It just recorded the highest trade surplus in its history, but Germany may find it difficult to celebrate the milestone as Berlin faces growing criticism that the country’s prosperity is coming at the expense of its European neighbors and the health of the global economy.
Fresh off a public scolding from the Obama administration that its trade surpluses were slowing the recovery from the Great Recession and the EU’s currency crisis, Germany’s Federal Statistical Office reported Friday that exports increased in September from the previous month to a new record high. Exports were up 1.7 percent to $124 billion on an adjusted basis, while imports fell 1.9 percent to $99 billion.
That leaves Germany with more than a $25 billion surplus, up from $21 billion in August — a surplus that is larger than even that of China’s.
Most countries would consider this good news, but instead Germany faces growing fire in recent weeks for its large trade imbalance.
A widely-noted October report from the Obama administration’s Treasury Department bluntly said Germany’s expanding trade surplus is taking up too big of a piece in the European pie, which is holding back the economies of struggling fellow European Union countries such as Greece and Portugal.
The International Monetary Fund joined the U.S. in criticizing Germany for its large surplus. A “significantly smaller” trade surplus “would be useful,” IMF Deputy Managing Director David Lipton — a former top U.S. Treasury official — said in a speech last week in Berlin.
And EU officials in Brussels piled on Monday, with Economics and Monetary Affairs Commissioner Olli Rehn penning an editorial in a leading German newspaper saying the bloc’s executive arm will look into German trade and economic policies.
“This week the [European Commission] will have to decide whether a deeper analysis is warranted for Germany,” Mr. Rehn wrote in the Frankfurter Allgemeine Zeitung. “Such an examination should be no taboo. That would help neither Germany nor Europe.”
For its part, Germany has fiercely defended its right to export successes around the world, but Friday’s numbers are bound to add fuel to the argument that what’s good for Germany may not necessarily be good for the rest of Europe.
“The Germans are bleeding everyone else dry,” said Jackson Janes, president of the American Institute for Contemporary German Studies.
The Treasury Department threw the first stone in its report late last month that claimed Germany’s export-led strategy is inhibiting other European countries from growing. But if Germany were to lower its trade surplus by boosting domestic demand and increasing its appetite for imports, the argument grows, struggling countries such as Greece and Spain would have a better chance to rebuild their economies.
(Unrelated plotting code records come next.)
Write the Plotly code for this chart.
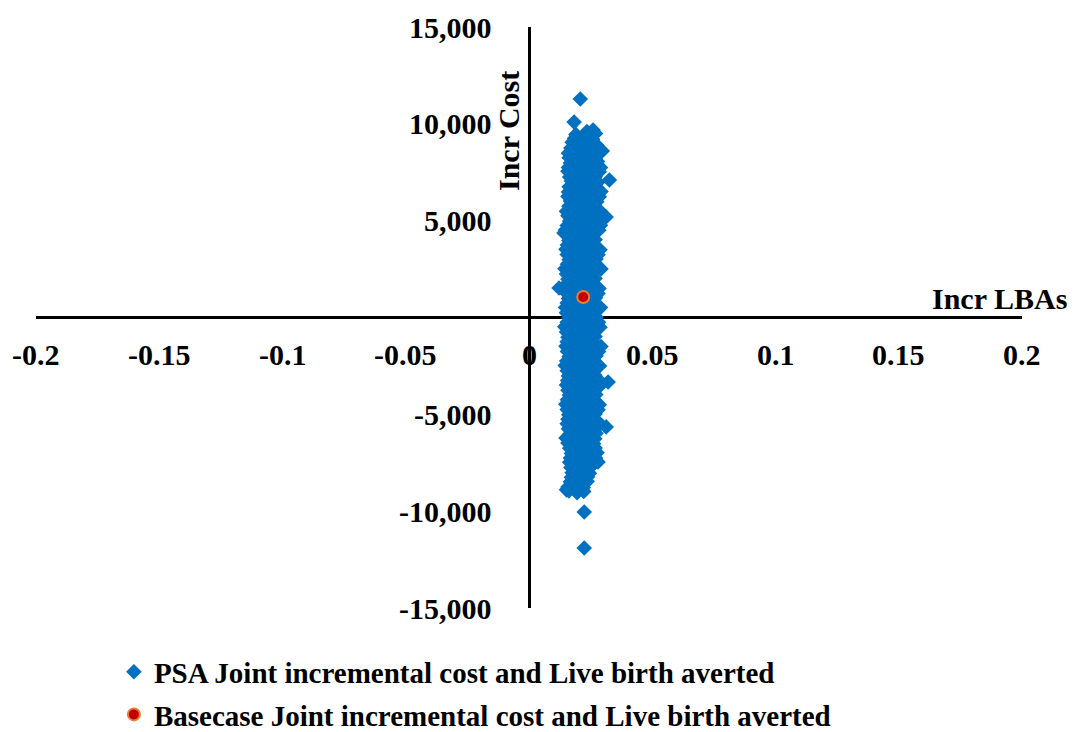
import plotly.graph_objects as go

# ---------------- data ----------------
psa_lba = [
    0.0208, 0.0183, 0.0260, 0.0297, 0.0326, 0.0313, 0.0122, 0.0142, 0.0224, 0.0224,
    0.0321, 0.0313, 0.0280, 0.0150, 0.0152,
    0.0190, 0.0235, 0.0270,
    0.0175, 0.0210, 0.0245, 0.0275,
    0.0160, 0.0195, 0.0230, 0.0265, 0.0295,
    0.0168, 0.0205, 0.0240, 0.0278,
    0.0158, 0.0188, 0.0222, 0.0255, 0.0285,
    0.0172, 0.0208, 0.0243, 0.0279,
    0.0160, 0.0193, 0.0228, 0.0262, 0.0292,
    0.0168, 0.0203, 0.0238, 0.0275,
    0.0152, 0.0186, 0.0220, 0.0255, 0.0288,
    0.0165, 0.0198, 0.0234, 0.0270,
    0.0148, 0.0182, 0.0216, 0.0250, 0.0283,
    0.0162, 0.0197, 0.0232, 0.0268,
    0.0150, 0.0185, 0.0220, 0.0254, 0.0288,
    0.0163, 0.0199, 0.0235, 0.0272,
    0.0146, 0.0181, 0.0217, 0.0251, 0.0292,
    0.0158, 0.0195, 0.0230, 0.0268,
    0.0145, 0.0178, 0.0213, 0.0248, 0.0284,
    0.0160, 0.0196, 0.0232, 0.0270,
    0.0148, 0.0183, 0.0218, 0.0253, 0.0290,
    0.0162, 0.0198, 0.0234, 0.0272,
    0.0145, 0.0180, 0.0215, 0.0250, 0.0288,
    0.0158, 0.0194, 0.0230, 0.0268,
    0.0150, 0.0184, 0.0219, 0.0254, 0.0292,
    0.0163, 0.0198, 0.0234, 0.0272,
    0.0147, 0.0181, 0.0216, 0.0251, 0.0286,
    0.0160, 0.0196, 0.0231, 0.0267,
    0.0152, 0.0186, 0.0220, 0.0255, 0.0290,
    0.0164, 0.0199, 0.0235, 0.0271,
    0.0149, 0.0183, 0.0218, 0.0252, 0.0285,
    0.0161, 0.0197, 0.0232, 0.0268,
    0.0155, 0.0189, 0.0223, 0.0258, 0.0289,
    0.0166, 0.0201, 0.0236, 0.0272,
    0.0158, 0.0192, 0.0227, 0.0262,
    0.0172, 0.0208, 0.0243, 0.0276,
    0.0165, 0.0198, 0.0232, 0.0266,
    0.0175, 0.0210, 0.0245,
    0.0168, 0.0202, 0.0236,
    0.0162, 0.0195, 0.0222,
    # in-between rows
    0.0185, 0.0220, 0.0258,
    0.0170, 0.0205, 0.0240, 0.0272,
    0.0163, 0.0198, 0.0233, 0.0268,
    0.0160, 0.0195, 0.0230, 0.0265, 0.0290,
    0.0165, 0.0200, 0.0235, 0.0268,
    0.0163, 0.0198, 0.0233, 0.0270,
    0.0158, 0.0193, 0.0228, 0.0263, 0.0285,
    0.0162, 0.0196, 0.0230, 0.0266,
    0.0158, 0.0192, 0.0227, 0.0262,
    0.0155, 0.0190, 0.0225, 0.0260, 0.0290,
    0.0157, 0.0190, 0.0224, 0.0259,
    0.0156, 0.0192, 0.0226, 0.0262,
    0.0155, 0.0190, 0.0226, 0.0260, 0.0280,
    0.0156, 0.0190, 0.0224, 0.0260,
    0.0152, 0.0187, 0.0222, 0.0258,
    0.0155, 0.0190, 0.0225, 0.0262,
    0.0153, 0.0188, 0.0224, 0.0258, 0.0280,
    0.0155, 0.0190, 0.0226, 0.0262,
    0.0152, 0.0188, 0.0225, 0.0262,
    0.0155, 0.0190, 0.0225, 0.0260, 0.0282,
    0.0152, 0.0187, 0.0222, 0.0258,
    0.0155, 0.0190, 0.0226, 0.0262,
    0.0156, 0.0191, 0.0226, 0.0262, 0.0282,
    0.0153, 0.0189, 0.0224, 0.0260,
    0.0155, 0.0190, 0.0226, 0.0262,
    0.0157, 0.0192, 0.0227, 0.0262, 0.0284,
    0.0158, 0.0193, 0.0228, 0.0263,
    0.0156, 0.0191, 0.0226, 0.0262,
    0.0155, 0.0190, 0.0225, 0.0260, 0.0280,
    0.0158, 0.0193, 0.0228, 0.0263,
    0.0160, 0.0195, 0.0230, 0.0265,
    0.0162, 0.0197, 0.0232, 0.0267,
    0.0165, 0.0200, 0.0235, 0.0268,
    0.0168, 0.0203, 0.0238, 0.0270,
    0.0170, 0.0205, 0.0240,
    0.0172, 0.0207, 0.0238,
    0.0158, 0.0190, 0.0220,
]
psa_cost = [
    11280, 10090, 9680, 8600, 7100, 5190, 1520, 4360, -10040, -11900,
    -3330, -5650, -7460, -6220, -8900,
    9450, 9600, 9500,
    9050, 8950, 9100, 8900,
    8480, 8600, 8420, 8550, 8600,
    7980, 8100, 7950, 8050,
    7550, 7450, 7600, 7480, 7520,
    7050, 6950, 7020, 6980,
    6480, 6560, 6450, 6520, 6500,
    6020, 5950, 6060, 5980,
    5480, 5540, 5460, 5520, 5500,
    4980, 5050, 4950, 5020,
    4520, 4460, 4550, 4480, 4510,
    3980, 4050, 3960, 4020,
    3520, 3460, 3540, 3480, 3500,
    2980, 3040, 2960, 3020,
    2520, 2470, 2540, 2490, 2510,
    1980, 2040, 1960, 2020,
    1520, 1460, 1540, 1480, 1500,
    980, 1040, 960, 1020,
    520, 470, 540, 490, 510,
    -20, 40, -40, 20,
    -480, -530, -460, -510, -500,
    -1020, -960, -1040, -980,
    -1480, -1540, -1460, -1520, -1500,
    -2020, -1960, -2040, -1980,
    -2480, -2530, -2460, -2510, -2500,
    -3020, -2960, -3040, -2980,
    -3480, -3540, -3460, -3520, -3500,
    -4020, -3960, -4040, -3980,
    -4480, -4530, -4460, -4510, -4500,
    -5020, -4960, -5040, -4980,
    -5480, -5540, -5460, -5520, -5500,
    -6020, -5960, -6040, -5980,
    -6480, -6540, -6460, -6520,
    -7020, -6960, -7040, -6980,
    -7480, -7540, -7460, -7520,
    -8020, -7960, -8040,
    -8480, -8540, -8460,
    -8950, -9050, -8980,
    # in-between rows
    9250, 9300, 9200,
    8750, 8700, 8780, 8720,
    8250, 8200, 8280, 8230,
    7750, 7780, 7720, 7760, 7740,
    7250, 7280, 7220, 7260,
    6750, 6720, 6780, 6740,
    6250, 6280, 6220, 6260, 6240,
    5750, 5720, 5780, 5740,
    5250, 5280, 5220, 5260,
    4750, 4720, 4780, 4740, 4760,
    4250, 4280, 4220, 4260,
    3750, 3720, 3780, 3740,
    3250, 3280, 3220, 3260, 3240,
    2750, 2720, 2780, 2740,
    2250, 2280, 2220, 2260,
    1750, 1720, 1780, 1740,
    1250, 1280, 1220, 1260, 1240,
    750, 720, 780, 740,
    250, 280, 220, 260,
    -250, -280, -220, -260, -240,
    -750, -720, -780, -740,
    -1250, -1280, -1220, -1260,
    -1750, -1720, -1780, -1740, -1760,
    -2250, -2280, -2220, -2260,
    -2750, -2720, -2780, -2740,
    -3250, -3280, -3220, -3260, -3240,
    -3750, -3720, -3780, -3740,
    -4250, -4280, -4220, -4260,
    -4750, -4720, -4780, -4740, -4760,
    -5250, -5280, -5220, -5260,
    -5750, -5720, -5780, -5740,
    -6250, -6280, -6220, -6260,
    -6750, -6720, -6780, -6740,
    -7250, -7280, -7220, -7260,
    -7750, -7720, -7780,
    -8250, -8280, -8220,
    -8750, -8720, -8780,
]
base_lba = [0.0220]
base_cost = [1060]

x_ticks = [-0.2, -0.15, -0.1, -0.05, 0, 0.05, 0.1, 0.15, 0.2]
x_tick_labels = ["-0.2", "-0.15", "-0.1", "-0.05", "0", "0.05", "0.1", "0.15", "0.2"]
y_ticks = [15000, 10000, 5000, -5000, -10000, -15000]
y_tick_labels = ["15,000", "10,000", "5,000", "-5,000", "-10,000", "-15,000"]

psa_name = "PSA Joint incremental cost and Live birth averted"
base_name = "Basecase Joint incremental cost and Live birth averted"
x_title = "Incr LBAs"
y_title = "Incr Cost"

FONT = "Liberation Serif, Times New Roman, serif"

# ---------------- figure ----------------
fig = go.Figure()
fig.add_trace(go.Scatter(
    x=psa_lba, y=psa_cost, mode="markers", name=f"<b>{psa_name}</b>", legendgroup="a",
    marker=dict(symbol="diamond", size=12, color="#0070C0", line=dict(width=0)),
))
fig.add_trace(go.Scatter(
    x=base_lba, y=base_cost, mode="markers", name=f"<b>{base_name}</b>", legendgroup="b",
    marker=dict(symbol="circle", size=12, color="#C00000",
                line=dict(width=2, color="#ED7D31")),
))

annotations = []
for v, t in zip(x_ticks, x_tick_labels):
    annotations.append(dict(x=v, y=0, xref="x", yref="y", text=f"<b>{t}</b>",
                            showarrow=False, yanchor="middle", yshift=-37,
                            font=dict(family=FONT, size=30, color="black")))
for v, t in zip(y_ticks, y_tick_labels):
    annotations.append(dict(x=0, y=v, xref="x", yref="y", text=f"<b>{t}</b>",
                            showarrow=False, xanchor="right", yanchor="middle", xshift=-35,
                            font=dict(family=FONT, size=30, color="black")))
annotations.append(dict(x=0, y=0.821, xref="x", yref="paper", text=f"<b>{y_title}</b>",
                        showarrow=False, textangle=-90, xshift=-20,
                        xanchor="center", yanchor="middle",
                        font=dict(family=FONT, size=30, color="black")))
annotations.append(dict(x=0.191, y=0, xref="x", yref="y", text=f"<b>{x_title}</b>",
                        showarrow=False, yshift=19,
                        font=dict(family=FONT, size=30, color="black")))

fig.update_layout(
    width=1079, height=732,
    margin=dict(l=28, r=65, t=19, b=132, autoexpand=False),
    paper_bgcolor="white", plot_bgcolor="white",
    xaxis=dict(range=[-0.2, 0.2], showgrid=False, showticklabels=False, ticks="",
               zeroline=True, zerolinecolor="black", zerolinewidth=3, showline=False),
    yaxis=dict(range=[-15000, 15000], showgrid=False, showticklabels=False, ticks="",
               zeroline=True, zerolinecolor="black", zerolinewidth=3, showline=False),
    annotations=annotations,
    showlegend=True,
    legend=dict(x=0.079, y=-0.066, xanchor="left", yanchor="top", orientation="v",
                tracegroupgap=2, bgcolor="rgba(0,0,0,0)",
                font=dict(family=FONT, size=29, color="black")),
)

fig.write_html("out.html")
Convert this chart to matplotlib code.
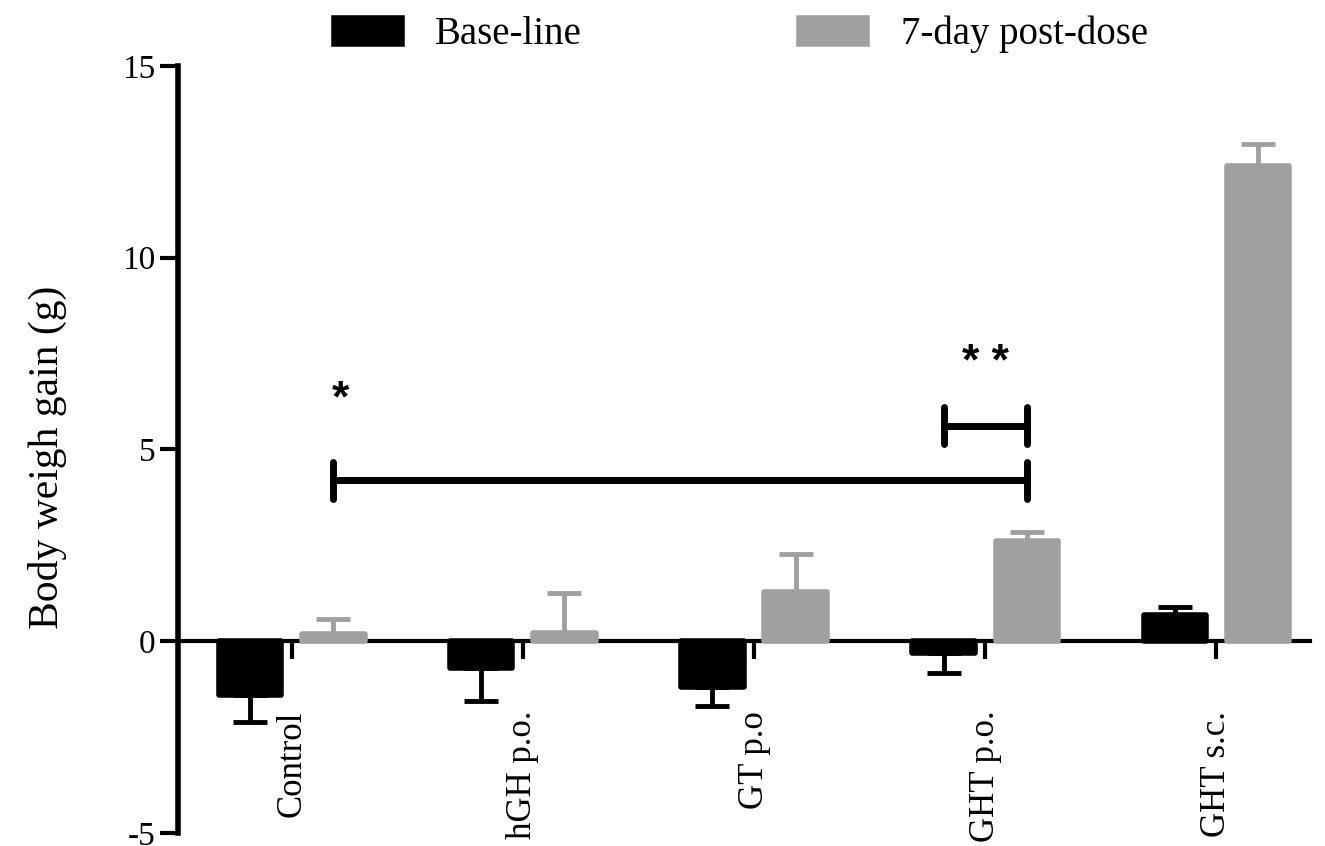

But German officials have shot back. The economics minister even suggested that the U.S. government, which is more than $16 trillion in debt, should try to build its own surplus, saying his country’s surplus is “a sign of the competitiveness of the German economy and global demand for quality products from Germany.”
“There are no imbalances in Germany which require a correction of our growth-friendly economic and fiscal policy,” added German Finance Ministry spokesman Martin Kotthaus.
But critics say Germany is taking advantage of the rigid currency values of the eurozone to keep its export sectors humming. Typically, a country’s currency would appreciate with a large trade surplus, making its exports less competitive and products from other countries more price-competitive. But with Greece, Italy and Spain using the same currency as Germany, the rebalancing isn’t taking place.
Many in Germany increasingly see the U.S. as a sore loser in the global trade game, noting that President Obama has set a goal to double American exports by 2015. So why shouldn’t they do the same thing?
In January 2010, during his second State of the Union address, President Obama announced his was creating the National Export Initiative to “double our exports over the next five years, an increase that will support 2 million jobs in America.”
However, the U.S. seems to be going in the wrong direction as of late. The trade deficit increased in August to $38.8 billion, as exports fell by $100 million.